**WRITTEN INSTRUCTION**
Take the lines of the data below from the very first through the line containing "-12, -6, -3, -4, -7, -2, -4, -8, -10, -9]" and output them exactly, pictures excluded.

**DATASET CONTENT**
+-------+
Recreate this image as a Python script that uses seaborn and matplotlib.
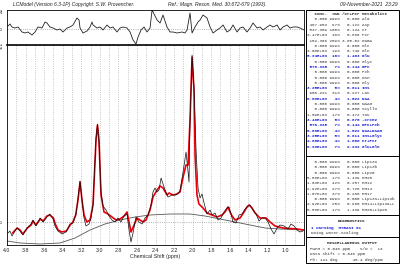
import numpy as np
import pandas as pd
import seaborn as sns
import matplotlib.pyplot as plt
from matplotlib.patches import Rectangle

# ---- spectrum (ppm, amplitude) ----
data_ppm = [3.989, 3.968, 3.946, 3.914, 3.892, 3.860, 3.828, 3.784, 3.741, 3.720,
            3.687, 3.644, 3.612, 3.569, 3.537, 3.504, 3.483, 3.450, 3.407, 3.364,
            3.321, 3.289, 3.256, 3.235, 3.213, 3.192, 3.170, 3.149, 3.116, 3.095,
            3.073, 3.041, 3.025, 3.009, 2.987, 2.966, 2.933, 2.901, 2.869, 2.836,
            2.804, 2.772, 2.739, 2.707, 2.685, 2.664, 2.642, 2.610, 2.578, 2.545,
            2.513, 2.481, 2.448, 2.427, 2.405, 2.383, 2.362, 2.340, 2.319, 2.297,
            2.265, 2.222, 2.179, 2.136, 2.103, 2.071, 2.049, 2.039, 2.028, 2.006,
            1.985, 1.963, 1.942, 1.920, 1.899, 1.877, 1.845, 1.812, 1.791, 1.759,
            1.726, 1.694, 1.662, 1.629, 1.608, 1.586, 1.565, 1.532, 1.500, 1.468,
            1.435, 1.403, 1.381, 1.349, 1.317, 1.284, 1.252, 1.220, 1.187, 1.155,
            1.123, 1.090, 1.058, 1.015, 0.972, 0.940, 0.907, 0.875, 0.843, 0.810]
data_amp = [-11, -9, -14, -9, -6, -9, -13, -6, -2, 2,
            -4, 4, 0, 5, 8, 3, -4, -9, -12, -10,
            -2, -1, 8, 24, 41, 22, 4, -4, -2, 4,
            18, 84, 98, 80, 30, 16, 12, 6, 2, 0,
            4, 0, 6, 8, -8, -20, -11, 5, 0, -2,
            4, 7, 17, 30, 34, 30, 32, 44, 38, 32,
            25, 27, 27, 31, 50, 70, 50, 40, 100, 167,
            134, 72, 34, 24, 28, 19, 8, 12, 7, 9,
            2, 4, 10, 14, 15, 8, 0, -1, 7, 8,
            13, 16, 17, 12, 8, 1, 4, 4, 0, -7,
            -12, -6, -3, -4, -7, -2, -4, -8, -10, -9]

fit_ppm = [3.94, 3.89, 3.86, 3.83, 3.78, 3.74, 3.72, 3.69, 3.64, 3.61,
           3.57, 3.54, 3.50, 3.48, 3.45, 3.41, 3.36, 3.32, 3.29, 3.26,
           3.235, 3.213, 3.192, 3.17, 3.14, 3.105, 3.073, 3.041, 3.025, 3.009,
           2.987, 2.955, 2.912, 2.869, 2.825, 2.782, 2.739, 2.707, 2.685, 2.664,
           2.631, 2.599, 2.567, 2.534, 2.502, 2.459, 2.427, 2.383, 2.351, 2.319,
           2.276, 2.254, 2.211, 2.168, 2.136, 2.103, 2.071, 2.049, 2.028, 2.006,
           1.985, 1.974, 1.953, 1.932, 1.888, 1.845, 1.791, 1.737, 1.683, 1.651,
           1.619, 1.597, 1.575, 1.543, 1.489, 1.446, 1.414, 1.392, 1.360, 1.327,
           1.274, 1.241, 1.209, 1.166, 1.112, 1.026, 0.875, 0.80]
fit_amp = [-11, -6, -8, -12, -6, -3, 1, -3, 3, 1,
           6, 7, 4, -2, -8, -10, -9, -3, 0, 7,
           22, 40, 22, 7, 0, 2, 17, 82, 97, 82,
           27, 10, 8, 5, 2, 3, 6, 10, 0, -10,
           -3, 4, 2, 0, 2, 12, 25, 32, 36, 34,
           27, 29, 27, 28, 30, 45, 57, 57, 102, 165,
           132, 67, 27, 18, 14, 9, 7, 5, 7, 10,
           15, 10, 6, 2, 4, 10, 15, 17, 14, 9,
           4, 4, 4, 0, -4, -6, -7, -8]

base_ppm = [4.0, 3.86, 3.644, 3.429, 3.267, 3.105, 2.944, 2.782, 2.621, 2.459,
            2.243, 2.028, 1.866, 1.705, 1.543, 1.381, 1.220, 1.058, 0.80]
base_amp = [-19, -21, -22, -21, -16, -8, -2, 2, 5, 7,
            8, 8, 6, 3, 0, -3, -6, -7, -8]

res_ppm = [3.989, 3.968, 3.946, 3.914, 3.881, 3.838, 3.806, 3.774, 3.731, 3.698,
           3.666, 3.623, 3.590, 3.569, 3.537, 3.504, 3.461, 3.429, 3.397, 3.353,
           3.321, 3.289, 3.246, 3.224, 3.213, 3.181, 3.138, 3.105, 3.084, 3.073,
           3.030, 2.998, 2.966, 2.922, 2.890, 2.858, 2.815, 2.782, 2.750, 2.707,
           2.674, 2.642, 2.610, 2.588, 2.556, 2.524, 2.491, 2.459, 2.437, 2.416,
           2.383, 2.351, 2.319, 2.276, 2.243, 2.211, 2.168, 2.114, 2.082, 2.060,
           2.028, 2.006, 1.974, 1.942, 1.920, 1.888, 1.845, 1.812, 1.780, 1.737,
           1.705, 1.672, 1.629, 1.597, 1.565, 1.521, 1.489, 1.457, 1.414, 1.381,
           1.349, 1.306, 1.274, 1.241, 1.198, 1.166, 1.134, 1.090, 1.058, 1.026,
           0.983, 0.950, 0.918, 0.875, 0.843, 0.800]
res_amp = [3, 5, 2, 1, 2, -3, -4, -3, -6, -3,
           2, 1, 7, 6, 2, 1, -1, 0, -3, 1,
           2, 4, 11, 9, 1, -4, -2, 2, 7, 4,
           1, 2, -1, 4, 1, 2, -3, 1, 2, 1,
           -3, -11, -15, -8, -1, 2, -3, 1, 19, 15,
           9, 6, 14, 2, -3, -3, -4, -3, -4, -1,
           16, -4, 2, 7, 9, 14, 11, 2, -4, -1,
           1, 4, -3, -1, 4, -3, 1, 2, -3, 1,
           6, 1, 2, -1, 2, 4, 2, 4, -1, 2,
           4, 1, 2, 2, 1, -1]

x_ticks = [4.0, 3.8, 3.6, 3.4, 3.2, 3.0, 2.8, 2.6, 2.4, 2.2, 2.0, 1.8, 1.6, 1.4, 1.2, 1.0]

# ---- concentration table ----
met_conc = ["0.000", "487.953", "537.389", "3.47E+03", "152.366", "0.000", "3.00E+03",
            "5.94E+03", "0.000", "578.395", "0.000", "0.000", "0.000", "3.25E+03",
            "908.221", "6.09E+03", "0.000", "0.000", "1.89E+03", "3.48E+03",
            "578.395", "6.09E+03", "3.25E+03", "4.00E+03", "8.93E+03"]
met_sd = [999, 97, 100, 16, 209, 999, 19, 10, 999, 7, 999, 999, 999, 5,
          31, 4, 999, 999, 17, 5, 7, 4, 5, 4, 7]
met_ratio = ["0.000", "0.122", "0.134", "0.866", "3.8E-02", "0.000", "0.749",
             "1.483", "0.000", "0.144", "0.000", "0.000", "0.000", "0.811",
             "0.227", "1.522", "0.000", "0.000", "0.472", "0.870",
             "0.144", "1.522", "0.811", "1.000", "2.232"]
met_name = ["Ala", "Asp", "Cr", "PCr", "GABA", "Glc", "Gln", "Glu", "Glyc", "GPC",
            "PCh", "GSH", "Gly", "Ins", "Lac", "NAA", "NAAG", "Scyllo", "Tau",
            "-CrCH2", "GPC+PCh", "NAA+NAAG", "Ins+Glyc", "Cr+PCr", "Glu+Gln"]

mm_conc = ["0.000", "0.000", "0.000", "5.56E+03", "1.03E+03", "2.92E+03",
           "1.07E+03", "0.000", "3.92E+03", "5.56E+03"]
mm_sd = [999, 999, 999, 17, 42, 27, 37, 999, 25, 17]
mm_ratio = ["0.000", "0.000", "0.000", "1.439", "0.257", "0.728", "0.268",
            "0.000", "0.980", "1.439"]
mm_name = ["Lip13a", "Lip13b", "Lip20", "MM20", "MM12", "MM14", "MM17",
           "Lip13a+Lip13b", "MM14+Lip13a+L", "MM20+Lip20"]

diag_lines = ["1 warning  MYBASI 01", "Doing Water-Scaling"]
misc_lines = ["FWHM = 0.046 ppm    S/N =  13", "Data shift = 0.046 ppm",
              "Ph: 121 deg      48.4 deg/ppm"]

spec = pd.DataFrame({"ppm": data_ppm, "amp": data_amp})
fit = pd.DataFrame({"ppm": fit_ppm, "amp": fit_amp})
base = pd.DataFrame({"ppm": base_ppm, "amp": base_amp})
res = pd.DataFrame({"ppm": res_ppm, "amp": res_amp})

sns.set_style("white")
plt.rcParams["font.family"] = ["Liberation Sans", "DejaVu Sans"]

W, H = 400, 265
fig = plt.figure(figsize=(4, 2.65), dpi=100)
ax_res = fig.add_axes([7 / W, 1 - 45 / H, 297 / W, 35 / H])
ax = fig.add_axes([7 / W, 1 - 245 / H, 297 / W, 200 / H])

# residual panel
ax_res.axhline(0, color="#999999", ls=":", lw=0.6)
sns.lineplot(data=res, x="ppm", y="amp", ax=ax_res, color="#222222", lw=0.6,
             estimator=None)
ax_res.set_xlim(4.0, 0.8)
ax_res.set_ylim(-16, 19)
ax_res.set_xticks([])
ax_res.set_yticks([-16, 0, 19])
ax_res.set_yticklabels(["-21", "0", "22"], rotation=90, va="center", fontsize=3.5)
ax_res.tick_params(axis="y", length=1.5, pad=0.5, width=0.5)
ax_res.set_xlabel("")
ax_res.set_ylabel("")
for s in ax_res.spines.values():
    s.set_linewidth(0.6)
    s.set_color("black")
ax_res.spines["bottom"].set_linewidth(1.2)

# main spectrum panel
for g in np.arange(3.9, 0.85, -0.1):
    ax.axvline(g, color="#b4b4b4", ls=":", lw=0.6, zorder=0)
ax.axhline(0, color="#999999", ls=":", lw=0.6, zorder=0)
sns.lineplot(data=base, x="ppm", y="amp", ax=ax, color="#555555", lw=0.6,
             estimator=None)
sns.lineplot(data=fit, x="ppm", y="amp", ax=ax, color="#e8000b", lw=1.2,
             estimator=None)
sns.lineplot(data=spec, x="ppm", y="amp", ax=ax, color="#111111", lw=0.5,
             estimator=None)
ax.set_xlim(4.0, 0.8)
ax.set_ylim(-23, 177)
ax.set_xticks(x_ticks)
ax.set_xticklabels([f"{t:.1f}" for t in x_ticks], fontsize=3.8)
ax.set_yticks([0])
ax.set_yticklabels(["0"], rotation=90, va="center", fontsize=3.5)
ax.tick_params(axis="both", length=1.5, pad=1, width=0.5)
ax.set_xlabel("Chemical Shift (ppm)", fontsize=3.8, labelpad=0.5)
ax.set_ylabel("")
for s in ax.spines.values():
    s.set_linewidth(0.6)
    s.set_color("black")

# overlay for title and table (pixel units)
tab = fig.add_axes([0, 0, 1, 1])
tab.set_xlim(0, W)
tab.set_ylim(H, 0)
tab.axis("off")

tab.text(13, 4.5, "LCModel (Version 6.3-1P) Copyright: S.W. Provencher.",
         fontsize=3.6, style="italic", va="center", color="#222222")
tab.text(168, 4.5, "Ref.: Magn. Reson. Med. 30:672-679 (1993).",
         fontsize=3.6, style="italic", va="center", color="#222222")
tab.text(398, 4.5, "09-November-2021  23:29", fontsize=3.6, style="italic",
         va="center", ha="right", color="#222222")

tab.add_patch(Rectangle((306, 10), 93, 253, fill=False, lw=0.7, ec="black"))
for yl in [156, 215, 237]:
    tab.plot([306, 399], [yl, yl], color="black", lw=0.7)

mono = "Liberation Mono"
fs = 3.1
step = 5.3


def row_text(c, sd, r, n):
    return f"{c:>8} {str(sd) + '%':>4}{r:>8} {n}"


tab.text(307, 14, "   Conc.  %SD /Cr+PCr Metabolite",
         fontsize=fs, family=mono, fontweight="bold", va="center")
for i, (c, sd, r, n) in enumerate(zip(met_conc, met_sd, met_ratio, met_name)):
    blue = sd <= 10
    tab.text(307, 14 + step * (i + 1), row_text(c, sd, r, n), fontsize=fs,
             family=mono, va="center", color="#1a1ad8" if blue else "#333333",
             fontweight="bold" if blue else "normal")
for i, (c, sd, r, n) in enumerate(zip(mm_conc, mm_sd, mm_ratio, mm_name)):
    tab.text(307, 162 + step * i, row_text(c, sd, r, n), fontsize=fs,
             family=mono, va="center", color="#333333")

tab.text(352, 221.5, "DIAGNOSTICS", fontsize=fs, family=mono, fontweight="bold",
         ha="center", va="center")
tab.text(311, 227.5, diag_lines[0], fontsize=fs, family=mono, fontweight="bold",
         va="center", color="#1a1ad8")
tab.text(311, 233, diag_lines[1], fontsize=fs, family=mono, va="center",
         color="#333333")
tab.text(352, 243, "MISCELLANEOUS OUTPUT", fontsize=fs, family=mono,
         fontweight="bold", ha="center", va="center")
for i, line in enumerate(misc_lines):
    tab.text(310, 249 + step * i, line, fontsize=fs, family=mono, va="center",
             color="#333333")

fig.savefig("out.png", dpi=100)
+-------+
**SOLUTION TO THE EXERCISE**
Recreate this image as a Python script that uses seaborn and matplotlib.
import numpy as np
import pandas as pd
import seaborn as sns
import matplotlib.pyplot as plt
from matplotlib.patches import Rectangle

# ---- spectrum (ppm, amplitude) ----
data_ppm = [3.989, 3.968, 3.946, 3.914, 3.892, 3.860, 3.828, 3.784, 3.741, 3.720,
            3.687, 3.644, 3.612, 3.569, 3.537, 3.504, 3.483, 3.450, 3.407, 3.364,
            3.321, 3.289, 3.256, 3.235, 3.213, 3.192, 3.170, 3.149, 3.116, 3.095,
            3.073, 3.041, 3.025, 3.009, 2.987, 2.966, 2.933, 2.901, 2.869, 2.836,
            2.804, 2.772, 2.739, 2.707, 2.685, 2.664, 2.642, 2.610, 2.578, 2.545,
            2.513, 2.481, 2.448, 2.427, 2.405, 2.383, 2.362, 2.340, 2.319, 2.297,
            2.265, 2.222, 2.179, 2.136, 2.103, 2.071, 2.049, 2.039, 2.028, 2.006,
            1.985, 1.963, 1.942, 1.920, 1.899, 1.877, 1.845, 1.812, 1.791, 1.759,
            1.726, 1.694, 1.662, 1.629, 1.608, 1.586, 1.565, 1.532, 1.500, 1.468,
            1.435, 1.403, 1.381, 1.349, 1.317, 1.284, 1.252, 1.220, 1.187, 1.155,
            1.123, 1.090, 1.058, 1.015, 0.972, 0.940, 0.907, 0.875, 0.843, 0.810]
data_amp = [-11, -9, -14, -9, -6, -9, -13, -6, -2, 2,
            -4, 4, 0, 5, 8, 3, -4, -9, -12, -10,
            -2, -1, 8, 24, 41, 22, 4, -4, -2, 4,
            18, 84, 98, 80, 30, 16, 12, 6, 2, 0,
            4, 0, 6, 8, -8, -20, -11, 5, 0, -2,
            4, 7, 17, 30, 34, 30, 32, 44, 38, 32,
            25, 27, 27, 31, 50, 70, 50, 40, 100, 167,
            134, 72, 34, 24, 28, 19, 8, 12, 7, 9,
            2, 4, 10, 14, 15, 8, 0, -1, 7, 8,
            13, 16, 17, 12, 8, 1, 4, 4, 0, -7,
            -12, -6, -3, -4, -7, -2, -4, -8, -10, -9]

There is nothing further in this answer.